[start of RECORDS SUPPLIED]

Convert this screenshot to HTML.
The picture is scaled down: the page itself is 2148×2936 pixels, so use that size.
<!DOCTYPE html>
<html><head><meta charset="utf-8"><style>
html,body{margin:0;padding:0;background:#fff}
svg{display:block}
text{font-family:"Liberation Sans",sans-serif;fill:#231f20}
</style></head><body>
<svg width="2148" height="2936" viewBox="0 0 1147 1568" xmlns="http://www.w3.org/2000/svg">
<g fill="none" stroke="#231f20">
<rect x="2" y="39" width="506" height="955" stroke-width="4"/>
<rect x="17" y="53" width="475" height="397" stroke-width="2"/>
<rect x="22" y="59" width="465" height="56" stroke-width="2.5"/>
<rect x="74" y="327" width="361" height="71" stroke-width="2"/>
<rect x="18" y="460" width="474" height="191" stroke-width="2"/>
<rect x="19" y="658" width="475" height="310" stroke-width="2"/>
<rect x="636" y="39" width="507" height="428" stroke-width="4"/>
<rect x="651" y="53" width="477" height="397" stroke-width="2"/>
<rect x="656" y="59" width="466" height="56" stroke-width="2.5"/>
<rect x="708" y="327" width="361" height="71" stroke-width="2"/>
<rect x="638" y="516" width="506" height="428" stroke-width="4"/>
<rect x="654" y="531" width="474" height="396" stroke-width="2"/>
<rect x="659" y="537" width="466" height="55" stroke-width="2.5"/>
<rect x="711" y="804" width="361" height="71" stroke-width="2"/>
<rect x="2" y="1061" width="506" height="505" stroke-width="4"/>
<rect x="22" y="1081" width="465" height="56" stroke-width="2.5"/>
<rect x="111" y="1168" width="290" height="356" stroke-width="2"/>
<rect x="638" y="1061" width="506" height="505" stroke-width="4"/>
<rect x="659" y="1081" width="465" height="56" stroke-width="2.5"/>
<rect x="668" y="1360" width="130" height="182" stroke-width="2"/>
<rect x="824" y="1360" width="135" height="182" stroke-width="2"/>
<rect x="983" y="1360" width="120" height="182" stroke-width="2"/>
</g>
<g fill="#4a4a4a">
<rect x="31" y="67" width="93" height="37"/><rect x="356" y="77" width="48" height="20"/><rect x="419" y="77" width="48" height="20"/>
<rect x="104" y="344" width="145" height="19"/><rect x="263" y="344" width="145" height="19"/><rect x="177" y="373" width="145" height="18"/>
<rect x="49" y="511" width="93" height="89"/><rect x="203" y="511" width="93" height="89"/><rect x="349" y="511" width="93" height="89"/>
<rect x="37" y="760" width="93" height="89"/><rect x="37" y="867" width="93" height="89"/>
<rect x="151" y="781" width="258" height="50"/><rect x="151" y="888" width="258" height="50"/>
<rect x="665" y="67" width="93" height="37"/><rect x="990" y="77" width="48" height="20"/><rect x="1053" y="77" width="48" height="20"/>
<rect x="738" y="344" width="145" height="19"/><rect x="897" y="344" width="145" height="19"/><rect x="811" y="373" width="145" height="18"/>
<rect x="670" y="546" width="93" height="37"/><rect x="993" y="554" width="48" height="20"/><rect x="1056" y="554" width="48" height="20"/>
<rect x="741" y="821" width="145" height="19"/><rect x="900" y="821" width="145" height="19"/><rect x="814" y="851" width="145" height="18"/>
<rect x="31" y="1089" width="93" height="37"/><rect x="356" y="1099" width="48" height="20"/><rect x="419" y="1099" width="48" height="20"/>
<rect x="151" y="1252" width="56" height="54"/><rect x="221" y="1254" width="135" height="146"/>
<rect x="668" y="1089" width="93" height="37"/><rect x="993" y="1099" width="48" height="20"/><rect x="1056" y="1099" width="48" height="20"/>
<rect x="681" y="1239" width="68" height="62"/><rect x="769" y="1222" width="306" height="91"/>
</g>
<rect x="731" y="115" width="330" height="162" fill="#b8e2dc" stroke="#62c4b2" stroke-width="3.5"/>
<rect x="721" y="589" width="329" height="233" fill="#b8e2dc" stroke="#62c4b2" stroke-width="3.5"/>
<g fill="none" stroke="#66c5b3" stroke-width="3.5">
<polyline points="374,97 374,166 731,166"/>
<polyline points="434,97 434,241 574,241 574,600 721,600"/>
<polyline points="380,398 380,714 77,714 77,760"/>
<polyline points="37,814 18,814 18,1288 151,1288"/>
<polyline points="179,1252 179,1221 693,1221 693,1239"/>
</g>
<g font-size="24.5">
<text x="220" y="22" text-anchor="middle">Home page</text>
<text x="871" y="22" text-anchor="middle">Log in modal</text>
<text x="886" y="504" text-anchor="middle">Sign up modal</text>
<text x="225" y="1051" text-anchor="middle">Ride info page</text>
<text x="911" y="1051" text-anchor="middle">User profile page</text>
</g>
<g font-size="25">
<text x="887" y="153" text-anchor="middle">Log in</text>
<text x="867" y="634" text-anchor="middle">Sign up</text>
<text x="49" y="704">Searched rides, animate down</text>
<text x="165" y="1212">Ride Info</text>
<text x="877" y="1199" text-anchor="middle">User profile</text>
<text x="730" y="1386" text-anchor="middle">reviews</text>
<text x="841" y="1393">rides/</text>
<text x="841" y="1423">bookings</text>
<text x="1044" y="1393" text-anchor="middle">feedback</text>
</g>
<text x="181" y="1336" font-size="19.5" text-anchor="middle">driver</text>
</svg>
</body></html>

[end of RECORDS SUPPLIED]
[start of RECORDS SUPPLIED]

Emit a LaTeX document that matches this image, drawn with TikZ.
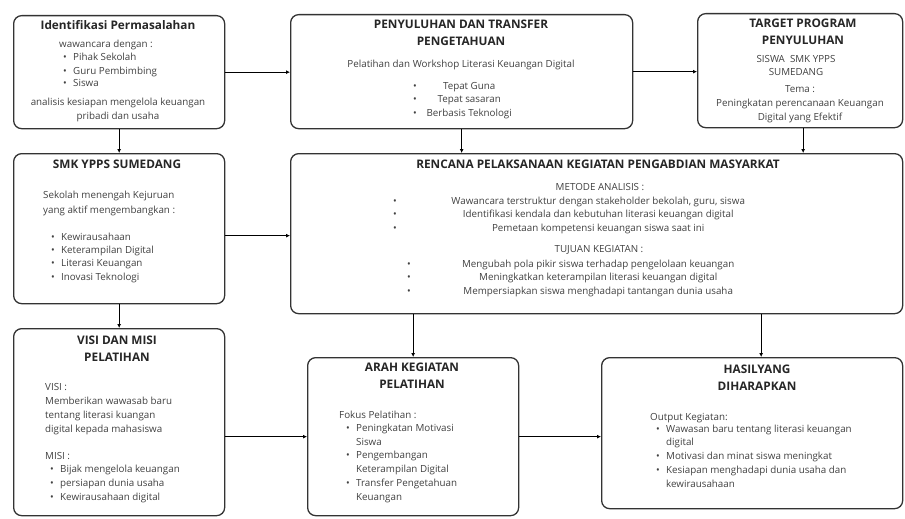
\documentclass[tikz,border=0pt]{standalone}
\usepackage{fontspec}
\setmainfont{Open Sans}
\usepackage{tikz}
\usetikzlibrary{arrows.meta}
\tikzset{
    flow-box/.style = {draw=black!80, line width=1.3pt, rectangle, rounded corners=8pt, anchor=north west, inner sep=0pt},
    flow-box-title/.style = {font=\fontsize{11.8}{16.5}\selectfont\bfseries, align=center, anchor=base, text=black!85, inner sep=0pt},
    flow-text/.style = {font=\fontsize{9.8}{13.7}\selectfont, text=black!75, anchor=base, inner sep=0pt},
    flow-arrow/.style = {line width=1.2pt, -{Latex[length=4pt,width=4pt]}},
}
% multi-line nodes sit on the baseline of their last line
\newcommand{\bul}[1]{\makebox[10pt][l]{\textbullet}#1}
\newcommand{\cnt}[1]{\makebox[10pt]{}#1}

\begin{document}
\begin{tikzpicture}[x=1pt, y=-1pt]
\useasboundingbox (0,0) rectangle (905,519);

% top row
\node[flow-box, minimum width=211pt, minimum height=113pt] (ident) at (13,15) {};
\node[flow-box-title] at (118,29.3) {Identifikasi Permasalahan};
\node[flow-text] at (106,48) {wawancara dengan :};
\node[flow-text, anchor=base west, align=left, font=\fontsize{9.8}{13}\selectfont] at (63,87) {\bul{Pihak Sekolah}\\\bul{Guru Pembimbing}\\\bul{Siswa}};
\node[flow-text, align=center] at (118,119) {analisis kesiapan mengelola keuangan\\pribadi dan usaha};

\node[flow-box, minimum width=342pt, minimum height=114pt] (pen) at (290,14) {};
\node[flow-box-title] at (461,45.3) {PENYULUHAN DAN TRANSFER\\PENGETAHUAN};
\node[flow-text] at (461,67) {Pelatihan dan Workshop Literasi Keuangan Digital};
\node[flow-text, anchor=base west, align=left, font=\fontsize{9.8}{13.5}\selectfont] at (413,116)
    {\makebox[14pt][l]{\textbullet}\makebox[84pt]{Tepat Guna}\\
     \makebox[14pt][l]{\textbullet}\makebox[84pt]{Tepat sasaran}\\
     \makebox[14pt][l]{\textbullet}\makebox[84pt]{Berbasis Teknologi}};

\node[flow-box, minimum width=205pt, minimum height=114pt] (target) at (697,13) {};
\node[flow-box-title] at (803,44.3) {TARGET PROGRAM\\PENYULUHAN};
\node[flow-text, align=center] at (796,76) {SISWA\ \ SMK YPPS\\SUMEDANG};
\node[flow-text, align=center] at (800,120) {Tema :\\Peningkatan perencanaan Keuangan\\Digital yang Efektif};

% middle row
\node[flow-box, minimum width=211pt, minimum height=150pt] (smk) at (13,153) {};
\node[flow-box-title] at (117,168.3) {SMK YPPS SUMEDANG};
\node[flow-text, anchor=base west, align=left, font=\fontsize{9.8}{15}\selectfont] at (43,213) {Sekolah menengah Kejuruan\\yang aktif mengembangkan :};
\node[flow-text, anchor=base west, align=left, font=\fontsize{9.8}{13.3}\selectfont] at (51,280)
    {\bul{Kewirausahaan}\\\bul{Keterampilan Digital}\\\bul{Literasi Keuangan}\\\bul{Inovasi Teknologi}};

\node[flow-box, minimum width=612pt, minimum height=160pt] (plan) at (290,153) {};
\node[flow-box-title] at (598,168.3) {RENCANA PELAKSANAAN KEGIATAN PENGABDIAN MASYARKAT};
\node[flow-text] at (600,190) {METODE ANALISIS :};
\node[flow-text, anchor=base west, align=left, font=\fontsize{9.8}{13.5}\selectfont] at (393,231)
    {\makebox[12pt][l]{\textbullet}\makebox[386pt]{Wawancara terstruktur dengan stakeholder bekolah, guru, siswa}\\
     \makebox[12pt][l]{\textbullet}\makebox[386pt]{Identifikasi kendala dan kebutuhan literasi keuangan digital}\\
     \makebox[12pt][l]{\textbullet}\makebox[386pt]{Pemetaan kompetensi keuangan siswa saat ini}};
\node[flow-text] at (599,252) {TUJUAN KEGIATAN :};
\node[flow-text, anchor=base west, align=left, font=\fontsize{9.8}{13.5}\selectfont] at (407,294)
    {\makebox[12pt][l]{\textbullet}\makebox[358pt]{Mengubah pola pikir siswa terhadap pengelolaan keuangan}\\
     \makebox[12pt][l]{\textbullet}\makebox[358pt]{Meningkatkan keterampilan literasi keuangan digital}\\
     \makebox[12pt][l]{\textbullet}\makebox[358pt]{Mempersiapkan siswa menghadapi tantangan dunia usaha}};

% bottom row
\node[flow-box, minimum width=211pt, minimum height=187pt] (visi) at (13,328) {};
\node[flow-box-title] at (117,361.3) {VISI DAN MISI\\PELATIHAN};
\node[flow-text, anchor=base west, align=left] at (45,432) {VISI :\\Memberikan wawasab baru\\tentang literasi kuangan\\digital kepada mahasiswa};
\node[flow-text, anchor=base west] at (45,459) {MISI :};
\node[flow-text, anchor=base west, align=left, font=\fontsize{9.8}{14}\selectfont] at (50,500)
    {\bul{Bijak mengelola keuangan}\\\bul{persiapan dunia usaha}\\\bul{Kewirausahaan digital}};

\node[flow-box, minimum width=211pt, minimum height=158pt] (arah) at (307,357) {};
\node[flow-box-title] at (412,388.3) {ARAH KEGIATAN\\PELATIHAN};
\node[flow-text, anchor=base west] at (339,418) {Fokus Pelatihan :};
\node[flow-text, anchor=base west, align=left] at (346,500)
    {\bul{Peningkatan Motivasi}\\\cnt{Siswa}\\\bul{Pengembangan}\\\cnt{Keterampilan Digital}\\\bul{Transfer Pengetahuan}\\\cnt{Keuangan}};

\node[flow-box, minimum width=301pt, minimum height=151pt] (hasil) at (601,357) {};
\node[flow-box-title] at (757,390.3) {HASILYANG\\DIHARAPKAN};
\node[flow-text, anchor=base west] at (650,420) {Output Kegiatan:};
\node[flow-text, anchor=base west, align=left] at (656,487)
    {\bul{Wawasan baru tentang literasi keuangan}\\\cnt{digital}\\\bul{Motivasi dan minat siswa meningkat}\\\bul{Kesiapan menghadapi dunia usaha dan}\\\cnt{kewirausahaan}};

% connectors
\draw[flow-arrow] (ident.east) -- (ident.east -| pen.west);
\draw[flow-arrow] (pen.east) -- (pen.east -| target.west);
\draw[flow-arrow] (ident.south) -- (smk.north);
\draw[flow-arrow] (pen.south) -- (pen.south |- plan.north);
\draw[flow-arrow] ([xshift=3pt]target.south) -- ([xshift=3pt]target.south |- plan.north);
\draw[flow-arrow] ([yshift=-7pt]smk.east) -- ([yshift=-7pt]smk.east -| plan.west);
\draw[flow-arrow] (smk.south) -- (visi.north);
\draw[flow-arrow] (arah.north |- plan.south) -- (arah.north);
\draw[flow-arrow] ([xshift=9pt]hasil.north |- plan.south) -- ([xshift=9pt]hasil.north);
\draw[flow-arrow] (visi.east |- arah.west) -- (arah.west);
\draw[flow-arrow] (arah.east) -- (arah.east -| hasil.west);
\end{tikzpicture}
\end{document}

[end of RECORDS SUPPLIED]

WORK INSTRUCTIONS:
Your job is to reproduce the lines from the one with "Emit a LaTeX" through the one with "(0,0) rectangle (905,519);", both kept, exactly as they are. Leave out the pictures.

WRITTEN SOLUTION:
Emit a LaTeX document that matches this image, drawn with TikZ.
\documentclass[tikz,border=0pt]{standalone}
\usepackage{fontspec}
\setmainfont{Open Sans}
\usepackage{tikz}
\usetikzlibrary{arrows.meta}
\tikzset{
    flow-box/.style = {draw=black!80, line width=1.3pt, rectangle, rounded corners=8pt, anchor=north west, inner sep=0pt},
    flow-box-title/.style = {font=\fontsize{11.8}{16.5}\selectfont\bfseries, align=center, anchor=base, text=black!85, inner sep=0pt},
    flow-text/.style = {font=\fontsize{9.8}{13.7}\selectfont, text=black!75, anchor=base, inner sep=0pt},
    flow-arrow/.style = {line width=1.2pt, -{Latex[length=4pt,width=4pt]}},
}
% multi-line nodes sit on the baseline of their last line
\newcommand{\bul}[1]{\makebox[10pt][l]{\textbullet}#1}
\newcommand{\cnt}[1]{\makebox[10pt]{}#1}

\begin{document}
\begin{tikzpicture}[x=1pt, y=-1pt]
\useasboundingbox (0,0) rectangle (905,519);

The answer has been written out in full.